Дочь выходит. За ней служанка. Мунэхару колдует над Прасковьей, боясь непочтительно взять ее на руки.
– Подожди! – взволнованно шепчет Мидори. – Я разрешаю оставить ее здесь.
Мунэхару подхватывает соломинку в кимоно и безучастно шествует с ней к выходу. Мидори становится на колени и раздвигает им двери, кланяясь на прощание.
С тех пор, как Праджня стала чьей-то ношей, сгорело много масла в фонарях. Прогалины с цветами согрелись от солнечных фонарей в лесах по соседству. От Котаро не было никаких известий. Армейское руководство сообщило: пропал без вести на Формозе, в краю людоедов; и Мунэхару решил, что он сам отвечает за судьбу этой девочки. Кусуноки Иккю было приказано не вмешиваться, иначе пожалеет. Мидори мечтала проведать ее, чувствуя на сердце необъяснимый увесистый камень. Но более всего она тосковала по своему возлюбленному. Как-то само собой складывалось при общем одобрении, что Мунэхару ухаживает за больной невестой. Летаргический сон слыл необычайной редкостью для врачей и монахов. Все они готовы были выстроиться в очередь, чтобы увидеть чудо. Они наперебой предлагали свои средства для пробуждения, и Мунэхару, овеянный дымкой людского почитания Праджни, словно благословенной Богом древних суеверий Японии, влюбился в нее, как какой-нибудь дуралей поэт – Блок или Андрей Белый, Петрарка или Данте – в свою Прекрасную Даму.

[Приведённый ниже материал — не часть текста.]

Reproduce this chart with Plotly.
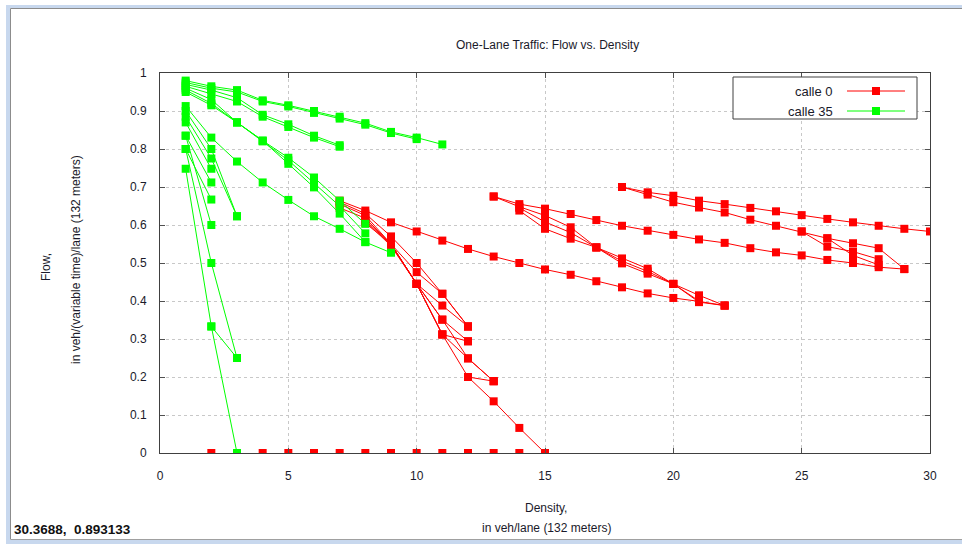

Он уже подумывал о несвойственных ему планах женитьбы, о долгих летах жизни, но рассказал дочери о собственной непричастности к чуду летаргического сна.
– Отец! Вы не можете жениться в таком случае, – рассудила она.
И храбрый Мунэхару прозрел. Он полностью раскаялся в своих мыслях и поехал к Мидори – праздновать начало новой-старой жизни. Когда она увидела самурая вернувшимся и не разрубившим ее на куски, сердце ее еще сильнее сжалось от жалости к русской девочке. «Во что бы то ни стало я ей помогу!» – сказала она себе. Женское чутье ей подсказывало наведаться в чайный домик. «Там, там ее карма!» – твердила она, проходя во внешнюю росистую землю.
– Она такая же как мы. Она просто слуга, – сплетничали слуги.
Прикрыв глаза, Мидори уставилась на них завесом век:
– А ну, расскажите мне, я вам заплачу…
– Если бы мы знали, госпожа. Но мы не знаем. Мы думаем, девочка сбежала от наказания, но оно ее настигло.